<<<<

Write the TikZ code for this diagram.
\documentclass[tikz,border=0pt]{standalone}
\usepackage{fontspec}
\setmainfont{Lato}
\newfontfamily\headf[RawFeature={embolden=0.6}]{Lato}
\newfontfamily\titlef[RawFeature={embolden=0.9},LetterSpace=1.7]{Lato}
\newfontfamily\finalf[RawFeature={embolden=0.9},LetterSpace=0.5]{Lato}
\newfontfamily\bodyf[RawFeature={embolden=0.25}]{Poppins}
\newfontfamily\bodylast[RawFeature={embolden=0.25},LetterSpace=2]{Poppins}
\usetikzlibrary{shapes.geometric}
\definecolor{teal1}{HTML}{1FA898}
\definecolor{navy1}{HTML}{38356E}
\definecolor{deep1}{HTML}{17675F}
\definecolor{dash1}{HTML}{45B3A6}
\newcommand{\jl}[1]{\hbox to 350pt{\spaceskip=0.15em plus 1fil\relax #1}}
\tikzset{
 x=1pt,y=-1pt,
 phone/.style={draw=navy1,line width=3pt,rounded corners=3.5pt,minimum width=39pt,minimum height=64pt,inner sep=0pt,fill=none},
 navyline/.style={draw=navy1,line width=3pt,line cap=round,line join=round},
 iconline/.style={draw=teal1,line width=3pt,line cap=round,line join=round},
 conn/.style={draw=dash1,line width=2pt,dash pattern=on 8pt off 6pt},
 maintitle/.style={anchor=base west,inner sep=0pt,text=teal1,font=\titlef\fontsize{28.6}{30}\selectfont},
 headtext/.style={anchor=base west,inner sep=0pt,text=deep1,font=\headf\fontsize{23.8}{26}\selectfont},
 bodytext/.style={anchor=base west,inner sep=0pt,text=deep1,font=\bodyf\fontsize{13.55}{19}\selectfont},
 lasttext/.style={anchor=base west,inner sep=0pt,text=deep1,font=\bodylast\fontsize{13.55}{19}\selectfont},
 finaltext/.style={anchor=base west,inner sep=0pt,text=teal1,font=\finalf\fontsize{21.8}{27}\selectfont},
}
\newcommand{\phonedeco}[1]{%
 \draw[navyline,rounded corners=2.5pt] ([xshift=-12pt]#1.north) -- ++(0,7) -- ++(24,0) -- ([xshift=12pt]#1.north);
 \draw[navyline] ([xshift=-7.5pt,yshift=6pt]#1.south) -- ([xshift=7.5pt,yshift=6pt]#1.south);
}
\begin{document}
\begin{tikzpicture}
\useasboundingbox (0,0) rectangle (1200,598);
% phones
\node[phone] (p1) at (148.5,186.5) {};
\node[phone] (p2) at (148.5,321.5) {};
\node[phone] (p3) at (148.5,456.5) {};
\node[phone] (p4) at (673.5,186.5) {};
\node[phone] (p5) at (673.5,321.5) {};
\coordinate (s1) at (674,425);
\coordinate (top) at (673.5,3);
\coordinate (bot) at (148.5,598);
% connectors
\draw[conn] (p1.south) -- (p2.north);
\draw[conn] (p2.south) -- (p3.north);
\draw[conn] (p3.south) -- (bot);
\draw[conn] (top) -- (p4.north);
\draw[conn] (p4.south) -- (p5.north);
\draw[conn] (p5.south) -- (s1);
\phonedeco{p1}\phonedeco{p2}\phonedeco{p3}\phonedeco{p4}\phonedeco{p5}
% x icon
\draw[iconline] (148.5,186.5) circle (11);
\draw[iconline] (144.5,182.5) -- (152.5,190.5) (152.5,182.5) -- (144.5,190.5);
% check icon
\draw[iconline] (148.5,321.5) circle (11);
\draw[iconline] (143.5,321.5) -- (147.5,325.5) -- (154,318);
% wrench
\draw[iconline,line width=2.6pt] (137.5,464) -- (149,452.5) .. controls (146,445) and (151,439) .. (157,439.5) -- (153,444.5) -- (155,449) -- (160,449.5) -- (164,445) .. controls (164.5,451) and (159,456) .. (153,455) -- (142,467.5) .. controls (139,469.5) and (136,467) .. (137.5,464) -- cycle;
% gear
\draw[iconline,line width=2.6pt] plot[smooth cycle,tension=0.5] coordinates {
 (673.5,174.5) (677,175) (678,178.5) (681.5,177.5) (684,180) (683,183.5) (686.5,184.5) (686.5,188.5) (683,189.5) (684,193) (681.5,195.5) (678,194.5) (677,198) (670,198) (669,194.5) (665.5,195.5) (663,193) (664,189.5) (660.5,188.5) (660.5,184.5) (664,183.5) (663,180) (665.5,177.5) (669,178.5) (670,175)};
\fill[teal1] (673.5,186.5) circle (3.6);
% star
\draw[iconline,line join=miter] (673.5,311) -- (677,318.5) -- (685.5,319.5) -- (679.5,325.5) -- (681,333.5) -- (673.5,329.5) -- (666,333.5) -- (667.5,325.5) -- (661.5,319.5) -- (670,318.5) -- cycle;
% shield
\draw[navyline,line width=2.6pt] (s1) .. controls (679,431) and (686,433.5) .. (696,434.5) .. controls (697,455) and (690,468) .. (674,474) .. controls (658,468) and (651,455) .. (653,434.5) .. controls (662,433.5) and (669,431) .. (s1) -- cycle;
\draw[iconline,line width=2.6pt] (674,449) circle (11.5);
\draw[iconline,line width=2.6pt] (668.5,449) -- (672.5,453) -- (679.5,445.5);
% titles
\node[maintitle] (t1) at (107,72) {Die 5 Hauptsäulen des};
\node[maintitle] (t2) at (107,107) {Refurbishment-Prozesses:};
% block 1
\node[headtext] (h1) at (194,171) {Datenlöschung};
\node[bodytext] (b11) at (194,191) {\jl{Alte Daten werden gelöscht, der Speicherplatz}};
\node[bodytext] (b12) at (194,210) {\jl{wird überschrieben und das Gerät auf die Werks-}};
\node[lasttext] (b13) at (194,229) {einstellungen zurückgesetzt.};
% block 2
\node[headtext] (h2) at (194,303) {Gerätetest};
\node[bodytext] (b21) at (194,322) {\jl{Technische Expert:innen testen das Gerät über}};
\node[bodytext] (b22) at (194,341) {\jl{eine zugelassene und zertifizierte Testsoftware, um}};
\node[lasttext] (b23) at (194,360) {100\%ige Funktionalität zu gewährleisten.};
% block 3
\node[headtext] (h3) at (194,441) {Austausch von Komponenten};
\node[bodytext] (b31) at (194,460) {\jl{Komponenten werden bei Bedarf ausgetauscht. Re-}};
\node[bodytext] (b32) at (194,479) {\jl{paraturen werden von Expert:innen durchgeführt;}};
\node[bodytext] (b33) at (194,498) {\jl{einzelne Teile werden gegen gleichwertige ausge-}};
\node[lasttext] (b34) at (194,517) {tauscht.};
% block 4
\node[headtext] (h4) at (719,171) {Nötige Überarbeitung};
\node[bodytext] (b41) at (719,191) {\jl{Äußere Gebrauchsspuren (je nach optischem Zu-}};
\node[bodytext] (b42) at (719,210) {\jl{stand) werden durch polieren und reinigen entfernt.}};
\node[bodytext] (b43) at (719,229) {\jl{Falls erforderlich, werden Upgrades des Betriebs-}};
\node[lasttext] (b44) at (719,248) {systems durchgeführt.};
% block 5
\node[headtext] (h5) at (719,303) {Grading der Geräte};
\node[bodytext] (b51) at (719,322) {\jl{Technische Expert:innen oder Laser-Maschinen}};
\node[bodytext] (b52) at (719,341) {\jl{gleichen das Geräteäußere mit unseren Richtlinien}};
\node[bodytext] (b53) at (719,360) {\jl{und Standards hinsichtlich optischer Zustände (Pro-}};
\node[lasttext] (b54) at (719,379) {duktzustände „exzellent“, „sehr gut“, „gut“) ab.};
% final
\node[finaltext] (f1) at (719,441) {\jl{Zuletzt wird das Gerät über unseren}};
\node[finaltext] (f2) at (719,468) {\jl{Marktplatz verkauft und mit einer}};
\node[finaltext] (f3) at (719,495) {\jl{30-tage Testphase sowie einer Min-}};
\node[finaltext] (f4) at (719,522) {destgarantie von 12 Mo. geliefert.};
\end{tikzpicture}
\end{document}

>>>>
<<<<

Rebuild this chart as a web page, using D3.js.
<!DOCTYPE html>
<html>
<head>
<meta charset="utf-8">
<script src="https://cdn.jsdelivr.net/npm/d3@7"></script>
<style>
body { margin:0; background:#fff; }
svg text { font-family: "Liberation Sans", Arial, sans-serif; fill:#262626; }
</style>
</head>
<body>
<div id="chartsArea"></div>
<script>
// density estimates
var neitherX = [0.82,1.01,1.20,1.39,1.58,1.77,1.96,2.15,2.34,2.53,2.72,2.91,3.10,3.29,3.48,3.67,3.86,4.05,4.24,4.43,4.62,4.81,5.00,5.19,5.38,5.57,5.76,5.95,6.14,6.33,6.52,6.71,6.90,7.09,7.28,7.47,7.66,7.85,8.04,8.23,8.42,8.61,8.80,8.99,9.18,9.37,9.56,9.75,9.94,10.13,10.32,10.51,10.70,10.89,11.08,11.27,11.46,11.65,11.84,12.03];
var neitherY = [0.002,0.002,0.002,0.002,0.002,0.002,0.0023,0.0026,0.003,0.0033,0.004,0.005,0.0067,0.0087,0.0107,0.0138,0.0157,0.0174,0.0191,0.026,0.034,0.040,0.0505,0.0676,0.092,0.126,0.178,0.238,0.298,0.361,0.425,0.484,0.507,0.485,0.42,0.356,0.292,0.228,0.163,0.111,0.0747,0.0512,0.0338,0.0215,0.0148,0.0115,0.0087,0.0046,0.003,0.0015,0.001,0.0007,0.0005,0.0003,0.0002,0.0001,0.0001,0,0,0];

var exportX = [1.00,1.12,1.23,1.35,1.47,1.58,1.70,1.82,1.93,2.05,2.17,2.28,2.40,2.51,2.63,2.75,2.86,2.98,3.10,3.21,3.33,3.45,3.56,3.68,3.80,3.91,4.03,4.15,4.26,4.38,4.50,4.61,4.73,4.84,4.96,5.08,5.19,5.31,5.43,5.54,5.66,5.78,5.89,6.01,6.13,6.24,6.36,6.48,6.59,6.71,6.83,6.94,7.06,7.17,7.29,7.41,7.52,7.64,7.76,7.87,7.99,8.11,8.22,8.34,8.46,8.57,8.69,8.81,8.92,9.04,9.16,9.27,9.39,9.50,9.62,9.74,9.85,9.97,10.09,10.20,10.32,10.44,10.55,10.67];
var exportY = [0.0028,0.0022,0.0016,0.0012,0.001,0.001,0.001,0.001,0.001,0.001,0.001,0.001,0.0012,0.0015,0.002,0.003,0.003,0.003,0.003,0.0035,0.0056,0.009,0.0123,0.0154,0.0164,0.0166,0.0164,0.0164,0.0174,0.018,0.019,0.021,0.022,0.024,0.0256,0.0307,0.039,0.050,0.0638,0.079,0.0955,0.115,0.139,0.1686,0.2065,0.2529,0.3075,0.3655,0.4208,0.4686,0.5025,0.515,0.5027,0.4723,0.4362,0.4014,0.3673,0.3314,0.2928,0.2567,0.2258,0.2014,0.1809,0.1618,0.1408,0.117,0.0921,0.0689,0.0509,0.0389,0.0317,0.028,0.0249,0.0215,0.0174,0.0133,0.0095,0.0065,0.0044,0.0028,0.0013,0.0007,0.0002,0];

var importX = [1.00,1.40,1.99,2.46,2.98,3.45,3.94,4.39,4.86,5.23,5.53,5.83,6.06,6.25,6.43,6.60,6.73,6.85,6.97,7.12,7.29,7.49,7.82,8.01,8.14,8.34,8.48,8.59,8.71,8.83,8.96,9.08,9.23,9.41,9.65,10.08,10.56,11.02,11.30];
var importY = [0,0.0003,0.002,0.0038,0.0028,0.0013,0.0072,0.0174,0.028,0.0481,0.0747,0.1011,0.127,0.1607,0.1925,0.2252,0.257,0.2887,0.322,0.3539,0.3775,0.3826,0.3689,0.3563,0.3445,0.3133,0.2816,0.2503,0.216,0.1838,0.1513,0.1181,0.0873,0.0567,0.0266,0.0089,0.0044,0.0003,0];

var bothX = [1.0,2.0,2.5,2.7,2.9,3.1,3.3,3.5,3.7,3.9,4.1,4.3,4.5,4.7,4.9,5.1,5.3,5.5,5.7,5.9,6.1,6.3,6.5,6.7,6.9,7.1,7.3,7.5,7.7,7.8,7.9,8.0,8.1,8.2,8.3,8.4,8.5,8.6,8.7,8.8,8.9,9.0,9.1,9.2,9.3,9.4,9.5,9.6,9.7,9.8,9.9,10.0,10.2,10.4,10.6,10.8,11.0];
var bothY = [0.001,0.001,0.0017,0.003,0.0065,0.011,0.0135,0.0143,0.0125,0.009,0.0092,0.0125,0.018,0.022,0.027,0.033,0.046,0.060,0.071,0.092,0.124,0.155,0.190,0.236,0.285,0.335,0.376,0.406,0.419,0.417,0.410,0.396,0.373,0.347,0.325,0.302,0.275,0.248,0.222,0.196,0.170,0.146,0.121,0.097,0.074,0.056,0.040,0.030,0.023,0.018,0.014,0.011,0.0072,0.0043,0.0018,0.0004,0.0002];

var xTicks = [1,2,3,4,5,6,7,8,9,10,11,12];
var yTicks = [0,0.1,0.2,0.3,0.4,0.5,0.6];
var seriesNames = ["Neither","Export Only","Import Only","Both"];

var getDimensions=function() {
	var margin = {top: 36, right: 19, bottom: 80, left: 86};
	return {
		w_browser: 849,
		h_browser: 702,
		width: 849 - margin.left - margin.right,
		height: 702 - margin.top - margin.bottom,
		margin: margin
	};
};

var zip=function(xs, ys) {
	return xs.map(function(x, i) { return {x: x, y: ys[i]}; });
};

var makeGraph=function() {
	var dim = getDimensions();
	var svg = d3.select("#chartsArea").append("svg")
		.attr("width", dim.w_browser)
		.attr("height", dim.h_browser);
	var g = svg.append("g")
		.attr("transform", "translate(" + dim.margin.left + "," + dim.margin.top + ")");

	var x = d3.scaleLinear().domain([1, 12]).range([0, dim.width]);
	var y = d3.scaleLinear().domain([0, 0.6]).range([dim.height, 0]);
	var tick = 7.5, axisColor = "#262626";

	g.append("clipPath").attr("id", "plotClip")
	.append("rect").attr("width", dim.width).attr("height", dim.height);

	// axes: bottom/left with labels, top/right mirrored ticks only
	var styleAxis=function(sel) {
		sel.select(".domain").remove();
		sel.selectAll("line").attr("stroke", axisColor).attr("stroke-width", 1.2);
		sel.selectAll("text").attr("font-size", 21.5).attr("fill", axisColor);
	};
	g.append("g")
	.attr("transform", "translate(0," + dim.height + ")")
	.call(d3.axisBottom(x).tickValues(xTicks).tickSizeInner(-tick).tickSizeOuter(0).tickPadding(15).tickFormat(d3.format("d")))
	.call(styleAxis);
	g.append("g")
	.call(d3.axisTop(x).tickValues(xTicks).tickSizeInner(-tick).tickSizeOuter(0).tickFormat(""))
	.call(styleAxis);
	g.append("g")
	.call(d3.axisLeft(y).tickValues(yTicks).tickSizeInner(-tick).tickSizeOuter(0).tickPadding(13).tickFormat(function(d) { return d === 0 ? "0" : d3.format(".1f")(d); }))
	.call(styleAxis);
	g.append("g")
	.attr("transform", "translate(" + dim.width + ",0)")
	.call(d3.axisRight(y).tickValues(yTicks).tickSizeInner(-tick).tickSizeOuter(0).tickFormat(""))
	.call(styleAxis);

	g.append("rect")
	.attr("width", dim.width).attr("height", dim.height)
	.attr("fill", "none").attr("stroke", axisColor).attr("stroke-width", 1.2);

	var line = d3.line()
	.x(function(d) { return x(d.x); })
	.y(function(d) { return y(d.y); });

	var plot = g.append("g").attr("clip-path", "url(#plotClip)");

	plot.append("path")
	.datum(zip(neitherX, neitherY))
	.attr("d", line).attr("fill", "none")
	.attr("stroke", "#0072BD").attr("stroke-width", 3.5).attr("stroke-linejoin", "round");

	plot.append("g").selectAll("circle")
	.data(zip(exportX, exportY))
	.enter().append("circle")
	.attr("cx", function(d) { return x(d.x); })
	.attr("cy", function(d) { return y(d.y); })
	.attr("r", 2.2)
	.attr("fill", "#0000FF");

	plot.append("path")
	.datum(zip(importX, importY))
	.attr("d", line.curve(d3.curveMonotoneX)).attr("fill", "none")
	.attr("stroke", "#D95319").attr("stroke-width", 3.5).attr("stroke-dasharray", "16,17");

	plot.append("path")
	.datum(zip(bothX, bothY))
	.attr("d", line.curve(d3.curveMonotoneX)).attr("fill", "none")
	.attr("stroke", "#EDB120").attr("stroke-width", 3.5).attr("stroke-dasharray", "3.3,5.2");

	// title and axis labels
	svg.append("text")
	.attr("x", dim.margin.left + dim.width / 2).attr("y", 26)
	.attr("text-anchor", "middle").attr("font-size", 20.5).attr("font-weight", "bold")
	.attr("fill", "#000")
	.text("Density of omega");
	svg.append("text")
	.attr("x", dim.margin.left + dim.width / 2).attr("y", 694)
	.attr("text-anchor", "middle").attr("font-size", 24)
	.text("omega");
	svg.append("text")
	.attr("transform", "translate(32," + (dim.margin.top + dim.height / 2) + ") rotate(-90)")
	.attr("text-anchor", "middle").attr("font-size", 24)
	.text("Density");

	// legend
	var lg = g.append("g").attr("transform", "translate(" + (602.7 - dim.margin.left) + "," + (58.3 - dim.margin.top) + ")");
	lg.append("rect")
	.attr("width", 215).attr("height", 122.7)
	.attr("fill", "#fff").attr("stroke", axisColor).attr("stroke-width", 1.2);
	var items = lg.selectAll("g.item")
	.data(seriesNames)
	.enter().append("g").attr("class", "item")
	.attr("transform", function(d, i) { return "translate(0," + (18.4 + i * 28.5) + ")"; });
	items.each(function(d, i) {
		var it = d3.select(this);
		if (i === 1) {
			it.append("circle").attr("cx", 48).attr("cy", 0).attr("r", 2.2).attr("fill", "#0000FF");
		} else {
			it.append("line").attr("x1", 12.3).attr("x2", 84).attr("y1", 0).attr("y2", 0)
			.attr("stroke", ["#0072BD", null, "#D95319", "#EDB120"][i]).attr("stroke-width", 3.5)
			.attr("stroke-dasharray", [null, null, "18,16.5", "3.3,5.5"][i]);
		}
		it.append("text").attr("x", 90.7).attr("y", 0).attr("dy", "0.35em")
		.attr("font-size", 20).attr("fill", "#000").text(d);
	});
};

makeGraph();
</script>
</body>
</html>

>>>>
<<<<

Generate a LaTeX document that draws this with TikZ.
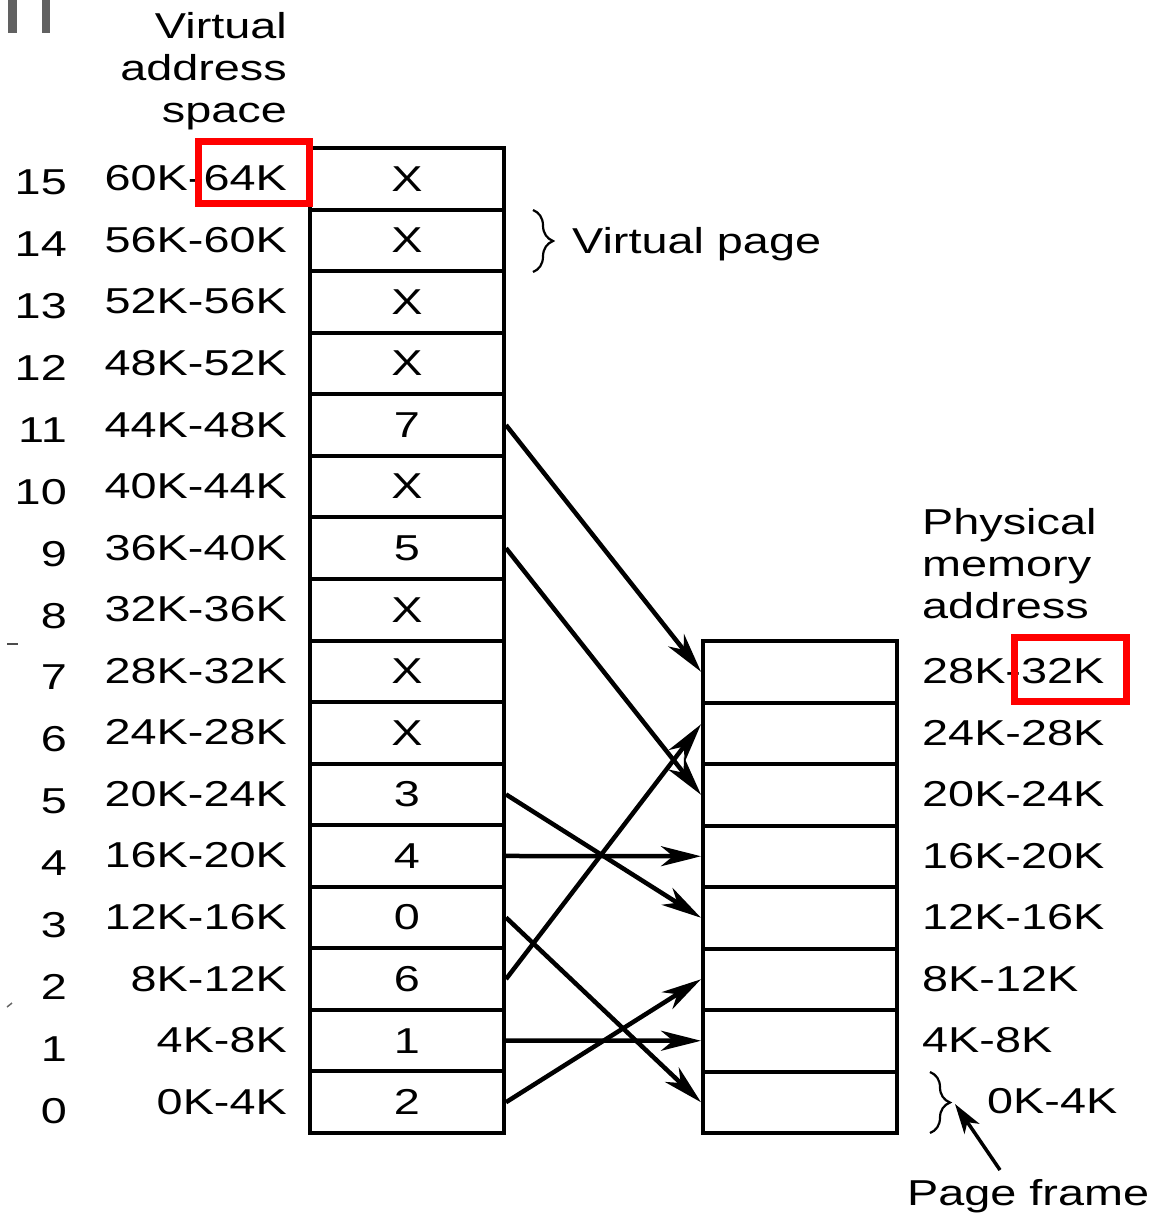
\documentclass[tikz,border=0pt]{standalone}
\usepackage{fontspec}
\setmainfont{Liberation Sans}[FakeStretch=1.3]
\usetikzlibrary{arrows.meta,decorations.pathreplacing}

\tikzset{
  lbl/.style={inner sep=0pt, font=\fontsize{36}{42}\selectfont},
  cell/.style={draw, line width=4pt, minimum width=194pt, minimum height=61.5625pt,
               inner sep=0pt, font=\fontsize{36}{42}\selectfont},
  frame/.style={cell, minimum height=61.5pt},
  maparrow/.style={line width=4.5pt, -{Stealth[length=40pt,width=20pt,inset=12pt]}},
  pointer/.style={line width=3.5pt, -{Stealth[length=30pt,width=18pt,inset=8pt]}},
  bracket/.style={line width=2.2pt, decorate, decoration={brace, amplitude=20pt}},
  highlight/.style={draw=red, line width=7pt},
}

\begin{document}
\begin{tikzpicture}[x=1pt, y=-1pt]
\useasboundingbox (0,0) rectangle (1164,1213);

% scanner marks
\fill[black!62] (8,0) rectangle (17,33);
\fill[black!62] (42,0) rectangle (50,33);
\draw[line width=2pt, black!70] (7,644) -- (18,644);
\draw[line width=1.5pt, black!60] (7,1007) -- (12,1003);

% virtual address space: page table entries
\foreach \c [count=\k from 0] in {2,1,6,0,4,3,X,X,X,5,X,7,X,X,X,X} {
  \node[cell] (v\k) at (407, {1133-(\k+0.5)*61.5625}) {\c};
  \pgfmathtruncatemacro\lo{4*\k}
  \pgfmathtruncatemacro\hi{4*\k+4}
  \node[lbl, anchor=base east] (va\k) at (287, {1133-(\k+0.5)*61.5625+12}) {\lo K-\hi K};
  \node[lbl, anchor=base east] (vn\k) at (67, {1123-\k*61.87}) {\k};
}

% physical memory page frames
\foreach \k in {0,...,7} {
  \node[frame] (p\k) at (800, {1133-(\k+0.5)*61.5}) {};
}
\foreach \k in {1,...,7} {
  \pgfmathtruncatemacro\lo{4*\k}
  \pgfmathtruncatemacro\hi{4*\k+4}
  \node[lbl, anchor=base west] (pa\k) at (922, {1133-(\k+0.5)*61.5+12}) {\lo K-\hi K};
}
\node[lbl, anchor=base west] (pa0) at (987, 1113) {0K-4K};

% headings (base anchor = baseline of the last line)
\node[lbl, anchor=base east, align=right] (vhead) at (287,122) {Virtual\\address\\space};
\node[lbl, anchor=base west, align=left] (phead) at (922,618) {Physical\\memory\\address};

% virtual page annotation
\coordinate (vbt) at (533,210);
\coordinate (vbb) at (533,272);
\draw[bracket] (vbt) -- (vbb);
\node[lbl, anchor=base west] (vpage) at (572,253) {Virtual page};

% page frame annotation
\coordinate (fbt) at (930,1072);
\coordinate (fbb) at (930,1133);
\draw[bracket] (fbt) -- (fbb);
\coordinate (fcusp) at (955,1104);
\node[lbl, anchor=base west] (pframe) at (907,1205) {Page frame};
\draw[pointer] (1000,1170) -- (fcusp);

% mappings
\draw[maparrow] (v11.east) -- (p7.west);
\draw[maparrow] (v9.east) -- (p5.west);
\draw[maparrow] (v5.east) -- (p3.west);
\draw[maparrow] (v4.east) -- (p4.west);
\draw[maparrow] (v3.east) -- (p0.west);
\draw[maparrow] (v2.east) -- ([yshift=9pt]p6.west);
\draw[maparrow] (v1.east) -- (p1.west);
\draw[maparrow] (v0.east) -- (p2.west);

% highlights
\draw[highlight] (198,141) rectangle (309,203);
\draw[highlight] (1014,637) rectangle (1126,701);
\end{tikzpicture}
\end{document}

>>>>

Copy each line containing the word "with" from the data.

#### Full response
	// axes: bottom/left with labels, top/right mirrored ticks only
Generate a LaTeX document that draws this with TikZ.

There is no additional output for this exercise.